- RECORDED DATA:
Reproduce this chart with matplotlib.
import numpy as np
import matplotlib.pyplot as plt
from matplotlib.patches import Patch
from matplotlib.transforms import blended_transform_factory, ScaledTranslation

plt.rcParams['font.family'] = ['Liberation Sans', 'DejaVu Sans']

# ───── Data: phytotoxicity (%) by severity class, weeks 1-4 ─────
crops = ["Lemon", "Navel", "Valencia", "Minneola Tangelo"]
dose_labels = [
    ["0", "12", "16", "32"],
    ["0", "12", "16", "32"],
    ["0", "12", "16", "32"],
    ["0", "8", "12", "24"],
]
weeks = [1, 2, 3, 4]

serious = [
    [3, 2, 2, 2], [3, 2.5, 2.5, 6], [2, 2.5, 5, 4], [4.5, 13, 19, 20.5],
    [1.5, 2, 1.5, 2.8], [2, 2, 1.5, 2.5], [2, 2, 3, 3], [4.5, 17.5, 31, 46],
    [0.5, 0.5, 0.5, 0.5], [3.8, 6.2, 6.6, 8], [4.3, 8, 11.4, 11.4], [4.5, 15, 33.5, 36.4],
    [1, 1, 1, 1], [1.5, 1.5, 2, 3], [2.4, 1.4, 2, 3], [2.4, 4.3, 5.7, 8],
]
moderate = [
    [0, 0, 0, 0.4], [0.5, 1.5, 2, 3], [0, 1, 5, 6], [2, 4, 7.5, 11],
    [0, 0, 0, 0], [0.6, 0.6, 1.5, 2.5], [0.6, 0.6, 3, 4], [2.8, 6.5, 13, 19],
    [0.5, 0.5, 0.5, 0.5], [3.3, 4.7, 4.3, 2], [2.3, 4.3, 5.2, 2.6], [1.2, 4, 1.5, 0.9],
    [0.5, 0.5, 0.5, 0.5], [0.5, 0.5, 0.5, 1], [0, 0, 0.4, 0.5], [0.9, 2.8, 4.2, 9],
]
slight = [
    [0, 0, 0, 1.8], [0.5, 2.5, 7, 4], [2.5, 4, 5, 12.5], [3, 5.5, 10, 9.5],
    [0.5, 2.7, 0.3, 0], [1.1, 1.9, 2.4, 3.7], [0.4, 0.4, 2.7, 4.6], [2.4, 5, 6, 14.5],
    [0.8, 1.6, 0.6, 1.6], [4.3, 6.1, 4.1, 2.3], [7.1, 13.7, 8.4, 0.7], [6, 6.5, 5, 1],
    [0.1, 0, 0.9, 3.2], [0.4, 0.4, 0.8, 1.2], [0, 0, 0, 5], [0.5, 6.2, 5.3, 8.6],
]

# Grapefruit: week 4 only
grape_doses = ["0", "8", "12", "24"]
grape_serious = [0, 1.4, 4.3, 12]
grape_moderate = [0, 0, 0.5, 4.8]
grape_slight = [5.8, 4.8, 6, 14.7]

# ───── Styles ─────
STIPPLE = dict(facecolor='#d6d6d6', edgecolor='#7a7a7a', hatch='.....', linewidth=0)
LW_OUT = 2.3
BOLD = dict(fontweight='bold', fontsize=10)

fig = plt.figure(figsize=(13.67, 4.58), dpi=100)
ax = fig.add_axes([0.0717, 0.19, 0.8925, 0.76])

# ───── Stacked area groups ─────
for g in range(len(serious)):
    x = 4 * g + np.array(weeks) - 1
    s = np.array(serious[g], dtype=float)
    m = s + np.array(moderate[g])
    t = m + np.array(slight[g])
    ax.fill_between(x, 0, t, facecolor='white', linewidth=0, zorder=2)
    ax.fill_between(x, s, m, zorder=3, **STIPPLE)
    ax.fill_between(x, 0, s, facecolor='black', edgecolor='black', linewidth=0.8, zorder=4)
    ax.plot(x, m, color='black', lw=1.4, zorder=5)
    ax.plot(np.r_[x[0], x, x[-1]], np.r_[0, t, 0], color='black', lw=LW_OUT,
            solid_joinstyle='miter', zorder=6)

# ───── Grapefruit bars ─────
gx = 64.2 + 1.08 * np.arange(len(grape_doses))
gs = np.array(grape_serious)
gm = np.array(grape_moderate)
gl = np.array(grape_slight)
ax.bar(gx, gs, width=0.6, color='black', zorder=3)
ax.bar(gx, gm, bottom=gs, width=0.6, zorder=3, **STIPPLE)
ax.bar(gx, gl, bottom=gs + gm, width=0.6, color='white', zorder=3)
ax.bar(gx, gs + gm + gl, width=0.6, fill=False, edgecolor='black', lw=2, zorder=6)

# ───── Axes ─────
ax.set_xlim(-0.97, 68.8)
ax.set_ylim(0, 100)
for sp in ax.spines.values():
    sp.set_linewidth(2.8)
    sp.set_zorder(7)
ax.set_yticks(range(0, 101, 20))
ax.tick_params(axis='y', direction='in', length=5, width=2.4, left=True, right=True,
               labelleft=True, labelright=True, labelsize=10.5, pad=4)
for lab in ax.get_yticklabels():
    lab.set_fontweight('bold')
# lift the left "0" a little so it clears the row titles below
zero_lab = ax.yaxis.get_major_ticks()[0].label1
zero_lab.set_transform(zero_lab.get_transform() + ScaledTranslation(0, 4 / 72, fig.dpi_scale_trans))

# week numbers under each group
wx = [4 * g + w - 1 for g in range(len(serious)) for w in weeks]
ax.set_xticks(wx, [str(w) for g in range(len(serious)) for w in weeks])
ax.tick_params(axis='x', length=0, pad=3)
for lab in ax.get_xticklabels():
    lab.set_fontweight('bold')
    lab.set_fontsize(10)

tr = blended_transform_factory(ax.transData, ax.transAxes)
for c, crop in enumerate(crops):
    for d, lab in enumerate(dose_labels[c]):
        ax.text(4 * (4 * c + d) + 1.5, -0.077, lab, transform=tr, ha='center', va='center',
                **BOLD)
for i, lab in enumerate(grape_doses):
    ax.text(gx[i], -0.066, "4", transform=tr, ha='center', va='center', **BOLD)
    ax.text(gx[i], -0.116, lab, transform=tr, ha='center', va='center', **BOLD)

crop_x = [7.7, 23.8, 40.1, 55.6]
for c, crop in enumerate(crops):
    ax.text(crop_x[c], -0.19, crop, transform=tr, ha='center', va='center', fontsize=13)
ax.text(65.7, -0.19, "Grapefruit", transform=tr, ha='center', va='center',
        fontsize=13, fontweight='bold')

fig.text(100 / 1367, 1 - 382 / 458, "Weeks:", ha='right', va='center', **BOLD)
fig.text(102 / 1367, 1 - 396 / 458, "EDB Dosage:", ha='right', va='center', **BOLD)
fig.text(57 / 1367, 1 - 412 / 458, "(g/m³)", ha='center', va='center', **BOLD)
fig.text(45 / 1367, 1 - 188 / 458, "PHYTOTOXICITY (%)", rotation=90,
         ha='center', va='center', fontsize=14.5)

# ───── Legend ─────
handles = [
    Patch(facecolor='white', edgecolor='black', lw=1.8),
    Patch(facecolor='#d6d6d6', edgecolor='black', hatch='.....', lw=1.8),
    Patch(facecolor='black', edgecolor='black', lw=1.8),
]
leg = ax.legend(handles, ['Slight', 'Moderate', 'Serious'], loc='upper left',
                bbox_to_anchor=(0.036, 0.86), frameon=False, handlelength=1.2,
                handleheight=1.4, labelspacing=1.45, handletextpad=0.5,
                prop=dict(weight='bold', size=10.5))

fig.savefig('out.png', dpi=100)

- EXERCISE: Set down the lines above as they stand, starting with the first line and ending with the line that contains "plt.rcParams['font.family'] = ['Liberation".

- ANSWER TO THIS TASK:
Reproduce this chart with matplotlib.
import numpy as np
import matplotlib.pyplot as plt
from matplotlib.patches import Patch
from matplotlib.transforms import blended_transform_factory, ScaledTranslation

plt.rcParams['font.family'] = ['Liberation Sans', 'DejaVu Sans']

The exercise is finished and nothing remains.